EXTRACTED RECORDS —
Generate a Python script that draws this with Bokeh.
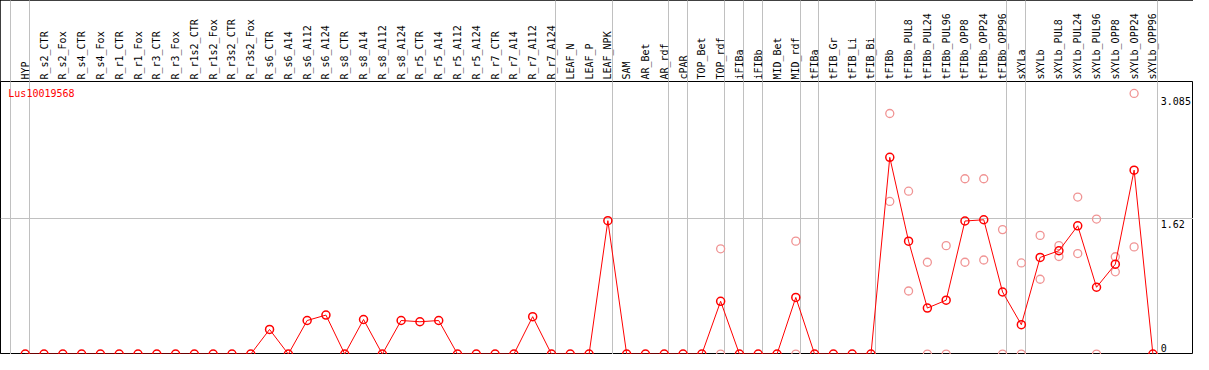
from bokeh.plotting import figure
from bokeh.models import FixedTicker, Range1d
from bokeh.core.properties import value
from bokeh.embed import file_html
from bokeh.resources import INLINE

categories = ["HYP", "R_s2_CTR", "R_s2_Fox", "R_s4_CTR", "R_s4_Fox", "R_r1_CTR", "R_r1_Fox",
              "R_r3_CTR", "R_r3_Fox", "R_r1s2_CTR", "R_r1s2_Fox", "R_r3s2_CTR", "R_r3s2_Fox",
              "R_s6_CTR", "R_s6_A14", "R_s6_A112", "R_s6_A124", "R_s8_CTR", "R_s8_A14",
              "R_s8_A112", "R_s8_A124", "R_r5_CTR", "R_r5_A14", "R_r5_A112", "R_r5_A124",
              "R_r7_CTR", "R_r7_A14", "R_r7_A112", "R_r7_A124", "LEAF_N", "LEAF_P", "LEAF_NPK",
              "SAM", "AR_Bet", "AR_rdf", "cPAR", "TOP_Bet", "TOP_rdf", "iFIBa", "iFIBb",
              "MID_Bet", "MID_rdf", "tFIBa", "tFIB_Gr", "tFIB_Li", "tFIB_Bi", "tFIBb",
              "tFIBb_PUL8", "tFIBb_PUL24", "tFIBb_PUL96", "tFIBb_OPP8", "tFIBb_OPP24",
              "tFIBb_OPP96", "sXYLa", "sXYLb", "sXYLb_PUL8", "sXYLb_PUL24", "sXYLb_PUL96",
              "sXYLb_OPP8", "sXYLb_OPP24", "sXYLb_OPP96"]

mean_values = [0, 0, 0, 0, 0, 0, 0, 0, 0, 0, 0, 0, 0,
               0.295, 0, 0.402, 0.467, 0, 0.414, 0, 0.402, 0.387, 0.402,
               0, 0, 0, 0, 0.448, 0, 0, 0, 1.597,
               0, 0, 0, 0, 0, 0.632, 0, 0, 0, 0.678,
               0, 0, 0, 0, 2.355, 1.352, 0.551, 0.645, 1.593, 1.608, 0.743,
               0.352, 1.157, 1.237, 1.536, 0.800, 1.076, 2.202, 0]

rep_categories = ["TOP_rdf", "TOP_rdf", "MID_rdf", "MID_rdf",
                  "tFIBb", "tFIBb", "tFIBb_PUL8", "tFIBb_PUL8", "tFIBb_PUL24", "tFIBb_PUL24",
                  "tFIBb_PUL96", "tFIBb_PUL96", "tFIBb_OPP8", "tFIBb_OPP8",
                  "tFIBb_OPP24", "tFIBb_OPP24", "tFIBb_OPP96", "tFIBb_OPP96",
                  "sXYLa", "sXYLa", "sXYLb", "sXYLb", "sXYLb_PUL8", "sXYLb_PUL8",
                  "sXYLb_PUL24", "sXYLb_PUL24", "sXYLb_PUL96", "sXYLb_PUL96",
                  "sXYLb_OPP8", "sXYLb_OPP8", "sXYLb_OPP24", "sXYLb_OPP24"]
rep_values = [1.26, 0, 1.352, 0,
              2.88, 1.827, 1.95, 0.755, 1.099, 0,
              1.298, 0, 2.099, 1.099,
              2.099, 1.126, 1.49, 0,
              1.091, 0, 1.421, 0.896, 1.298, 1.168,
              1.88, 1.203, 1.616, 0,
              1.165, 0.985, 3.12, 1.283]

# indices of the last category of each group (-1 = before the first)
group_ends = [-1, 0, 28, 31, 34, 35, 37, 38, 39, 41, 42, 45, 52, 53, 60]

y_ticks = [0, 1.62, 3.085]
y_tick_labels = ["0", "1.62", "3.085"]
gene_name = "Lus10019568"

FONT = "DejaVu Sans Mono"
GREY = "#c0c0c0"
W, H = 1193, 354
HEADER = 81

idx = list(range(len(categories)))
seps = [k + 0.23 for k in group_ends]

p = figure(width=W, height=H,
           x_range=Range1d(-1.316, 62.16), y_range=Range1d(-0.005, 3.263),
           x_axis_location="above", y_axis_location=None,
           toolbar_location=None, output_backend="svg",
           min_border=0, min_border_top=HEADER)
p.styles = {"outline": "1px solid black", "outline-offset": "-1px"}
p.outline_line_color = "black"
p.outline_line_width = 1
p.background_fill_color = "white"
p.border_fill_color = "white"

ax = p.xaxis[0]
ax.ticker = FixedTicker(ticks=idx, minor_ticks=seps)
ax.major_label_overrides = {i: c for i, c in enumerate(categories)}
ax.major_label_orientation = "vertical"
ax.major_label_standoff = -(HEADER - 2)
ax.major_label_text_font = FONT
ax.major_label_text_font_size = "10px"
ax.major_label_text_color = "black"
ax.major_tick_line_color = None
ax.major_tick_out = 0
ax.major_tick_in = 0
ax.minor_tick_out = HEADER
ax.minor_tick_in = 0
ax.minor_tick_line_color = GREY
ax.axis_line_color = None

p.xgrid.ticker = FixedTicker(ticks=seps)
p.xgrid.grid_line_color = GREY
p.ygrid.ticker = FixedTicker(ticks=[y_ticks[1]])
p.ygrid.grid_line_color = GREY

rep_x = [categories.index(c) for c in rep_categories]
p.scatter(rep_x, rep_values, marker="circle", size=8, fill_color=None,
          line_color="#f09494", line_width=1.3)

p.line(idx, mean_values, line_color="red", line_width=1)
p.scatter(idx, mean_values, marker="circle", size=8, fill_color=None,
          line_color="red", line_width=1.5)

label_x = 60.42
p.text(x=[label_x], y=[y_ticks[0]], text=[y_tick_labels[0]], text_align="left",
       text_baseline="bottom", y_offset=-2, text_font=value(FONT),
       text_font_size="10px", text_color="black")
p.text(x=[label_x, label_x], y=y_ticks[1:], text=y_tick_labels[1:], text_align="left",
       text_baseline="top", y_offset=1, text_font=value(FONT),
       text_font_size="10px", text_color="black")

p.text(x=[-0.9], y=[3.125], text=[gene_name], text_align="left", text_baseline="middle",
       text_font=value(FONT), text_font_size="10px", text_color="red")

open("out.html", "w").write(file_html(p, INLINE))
---
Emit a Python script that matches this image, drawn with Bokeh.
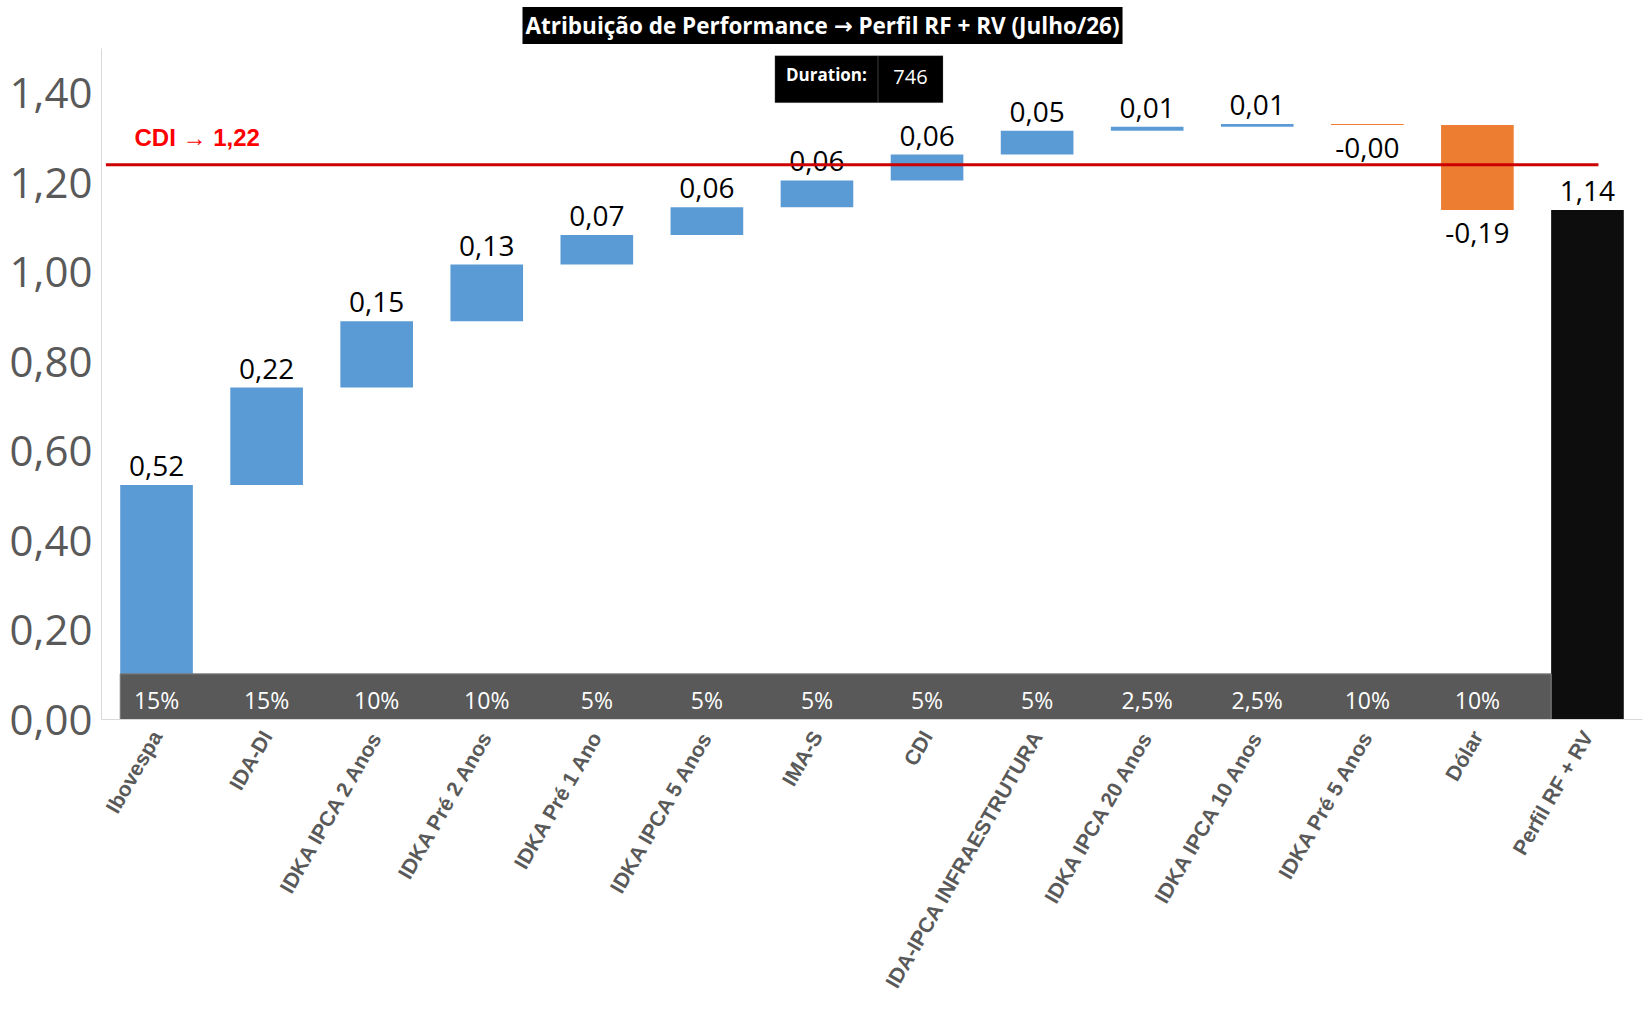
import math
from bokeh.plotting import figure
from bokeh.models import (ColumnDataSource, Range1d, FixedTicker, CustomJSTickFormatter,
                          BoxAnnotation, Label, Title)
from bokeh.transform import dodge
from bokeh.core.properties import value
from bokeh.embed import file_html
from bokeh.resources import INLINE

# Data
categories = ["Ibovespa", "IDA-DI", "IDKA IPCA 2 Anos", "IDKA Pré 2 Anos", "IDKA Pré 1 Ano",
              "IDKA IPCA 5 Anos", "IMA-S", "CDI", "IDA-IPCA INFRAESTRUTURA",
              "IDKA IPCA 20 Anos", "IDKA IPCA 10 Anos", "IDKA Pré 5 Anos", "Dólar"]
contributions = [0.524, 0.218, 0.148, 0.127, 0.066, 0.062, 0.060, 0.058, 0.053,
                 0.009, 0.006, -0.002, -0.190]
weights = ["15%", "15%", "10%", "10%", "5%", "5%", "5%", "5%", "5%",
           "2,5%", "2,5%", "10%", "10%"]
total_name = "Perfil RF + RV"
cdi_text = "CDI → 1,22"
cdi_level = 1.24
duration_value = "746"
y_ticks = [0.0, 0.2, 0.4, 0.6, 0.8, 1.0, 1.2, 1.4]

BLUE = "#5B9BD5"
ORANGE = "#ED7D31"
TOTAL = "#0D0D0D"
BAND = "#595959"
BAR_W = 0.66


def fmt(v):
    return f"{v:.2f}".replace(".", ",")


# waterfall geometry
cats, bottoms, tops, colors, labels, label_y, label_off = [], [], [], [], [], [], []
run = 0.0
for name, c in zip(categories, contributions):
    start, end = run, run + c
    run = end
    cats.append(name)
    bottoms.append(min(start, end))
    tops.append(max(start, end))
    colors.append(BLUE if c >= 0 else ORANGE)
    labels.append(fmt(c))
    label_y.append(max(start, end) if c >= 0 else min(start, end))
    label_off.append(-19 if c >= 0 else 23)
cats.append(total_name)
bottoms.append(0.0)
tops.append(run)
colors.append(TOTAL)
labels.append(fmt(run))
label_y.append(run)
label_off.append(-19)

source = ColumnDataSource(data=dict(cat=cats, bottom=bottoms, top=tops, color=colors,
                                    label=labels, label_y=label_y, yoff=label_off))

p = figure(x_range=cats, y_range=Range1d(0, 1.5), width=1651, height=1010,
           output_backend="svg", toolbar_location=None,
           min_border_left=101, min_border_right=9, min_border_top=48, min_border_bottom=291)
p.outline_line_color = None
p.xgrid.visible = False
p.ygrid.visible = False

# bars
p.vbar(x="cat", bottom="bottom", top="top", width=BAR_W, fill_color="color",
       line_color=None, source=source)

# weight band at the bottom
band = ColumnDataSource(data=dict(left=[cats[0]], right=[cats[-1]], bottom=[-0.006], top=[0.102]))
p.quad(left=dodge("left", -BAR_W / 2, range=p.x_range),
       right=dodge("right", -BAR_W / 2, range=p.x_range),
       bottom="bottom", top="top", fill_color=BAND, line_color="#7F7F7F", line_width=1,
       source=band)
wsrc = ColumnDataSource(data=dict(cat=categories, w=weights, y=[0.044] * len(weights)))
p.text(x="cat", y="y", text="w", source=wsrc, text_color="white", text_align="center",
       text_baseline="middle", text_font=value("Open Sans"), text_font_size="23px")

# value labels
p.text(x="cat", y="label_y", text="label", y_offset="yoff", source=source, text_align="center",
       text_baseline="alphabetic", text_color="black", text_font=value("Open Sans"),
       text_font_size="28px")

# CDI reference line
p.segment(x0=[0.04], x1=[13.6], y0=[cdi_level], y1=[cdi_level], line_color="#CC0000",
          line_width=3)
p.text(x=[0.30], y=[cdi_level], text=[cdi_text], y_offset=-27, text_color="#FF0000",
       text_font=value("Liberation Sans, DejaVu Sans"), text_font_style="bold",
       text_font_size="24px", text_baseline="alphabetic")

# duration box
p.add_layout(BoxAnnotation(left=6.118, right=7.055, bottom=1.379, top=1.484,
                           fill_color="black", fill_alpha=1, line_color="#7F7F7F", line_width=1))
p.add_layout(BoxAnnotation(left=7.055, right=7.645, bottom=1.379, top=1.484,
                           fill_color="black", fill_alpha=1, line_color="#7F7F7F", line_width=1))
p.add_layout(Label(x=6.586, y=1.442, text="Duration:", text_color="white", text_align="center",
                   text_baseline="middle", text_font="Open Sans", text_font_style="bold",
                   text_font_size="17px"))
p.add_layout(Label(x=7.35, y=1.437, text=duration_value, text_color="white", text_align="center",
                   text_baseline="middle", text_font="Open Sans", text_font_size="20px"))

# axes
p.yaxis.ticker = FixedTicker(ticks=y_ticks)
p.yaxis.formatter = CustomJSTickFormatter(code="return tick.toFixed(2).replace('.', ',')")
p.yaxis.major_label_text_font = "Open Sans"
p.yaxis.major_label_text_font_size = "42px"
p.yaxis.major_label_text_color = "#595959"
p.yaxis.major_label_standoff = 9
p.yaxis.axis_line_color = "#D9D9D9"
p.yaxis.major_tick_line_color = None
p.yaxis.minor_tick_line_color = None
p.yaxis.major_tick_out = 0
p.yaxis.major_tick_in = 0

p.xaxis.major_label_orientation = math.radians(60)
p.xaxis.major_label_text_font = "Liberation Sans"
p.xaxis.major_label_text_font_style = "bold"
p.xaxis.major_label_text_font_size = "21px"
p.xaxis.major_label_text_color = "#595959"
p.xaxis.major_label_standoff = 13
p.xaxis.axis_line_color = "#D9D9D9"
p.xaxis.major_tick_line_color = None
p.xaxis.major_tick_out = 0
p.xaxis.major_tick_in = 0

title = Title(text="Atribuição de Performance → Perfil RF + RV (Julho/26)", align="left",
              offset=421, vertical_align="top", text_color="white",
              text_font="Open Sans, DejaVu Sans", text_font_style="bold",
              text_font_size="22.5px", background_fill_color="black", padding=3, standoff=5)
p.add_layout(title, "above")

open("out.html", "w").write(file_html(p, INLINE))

WHAT TO WORK ON —
Give back, unchanged, each line from the one containing "Generate a Python" through the one containing "0.352, 1.157, 1.237, 1.536, 0.800, 1.076, 2.202, 0]". Pictures are to be left out.

FINISHED EXERCISE —
Generate a Python script that draws this with Bokeh.
from bokeh.plotting import figure
from bokeh.models import FixedTicker, Range1d
from bokeh.core.properties import value
from bokeh.embed import file_html
from bokeh.resources import INLINE

categories = ["HYP", "R_s2_CTR", "R_s2_Fox", "R_s4_CTR", "R_s4_Fox", "R_r1_CTR", "R_r1_Fox",
              "R_r3_CTR", "R_r3_Fox", "R_r1s2_CTR", "R_r1s2_Fox", "R_r3s2_CTR", "R_r3s2_Fox",
              "R_s6_CTR", "R_s6_A14", "R_s6_A112", "R_s6_A124", "R_s8_CTR", "R_s8_A14",
              "R_s8_A112", "R_s8_A124", "R_r5_CTR", "R_r5_A14", "R_r5_A112", "R_r5_A124",
              "R_r7_CTR", "R_r7_A14", "R_r7_A112", "R_r7_A124", "LEAF_N", "LEAF_P", "LEAF_NPK",
              "SAM", "AR_Bet", "AR_rdf", "cPAR", "TOP_Bet", "TOP_rdf", "iFIBa", "iFIBb",
              "MID_Bet", "MID_rdf", "tFIBa", "tFIB_Gr", "tFIB_Li", "tFIB_Bi", "tFIBb",
              "tFIBb_PUL8", "tFIBb_PUL24", "tFIBb_PUL96", "tFIBb_OPP8", "tFIBb_OPP24",
              "tFIBb_OPP96", "sXYLa", "sXYLb", "sXYLb_PUL8", "sXYLb_PUL24", "sXYLb_PUL96",
              "sXYLb_OPP8", "sXYLb_OPP24", "sXYLb_OPP96"]

mean_values = [0, 0, 0, 0, 0, 0, 0, 0, 0, 0, 0, 0, 0,
               0.295, 0, 0.402, 0.467, 0, 0.414, 0, 0.402, 0.387, 0.402,
               0, 0, 0, 0, 0.448, 0, 0, 0, 1.597,
               0, 0, 0, 0, 0, 0.632, 0, 0, 0, 0.678,
               0, 0, 0, 0, 2.355, 1.352, 0.551, 0.645, 1.593, 1.608, 0.743,
               0.352, 1.157, 1.237, 1.536, 0.800, 1.076, 2.202, 0]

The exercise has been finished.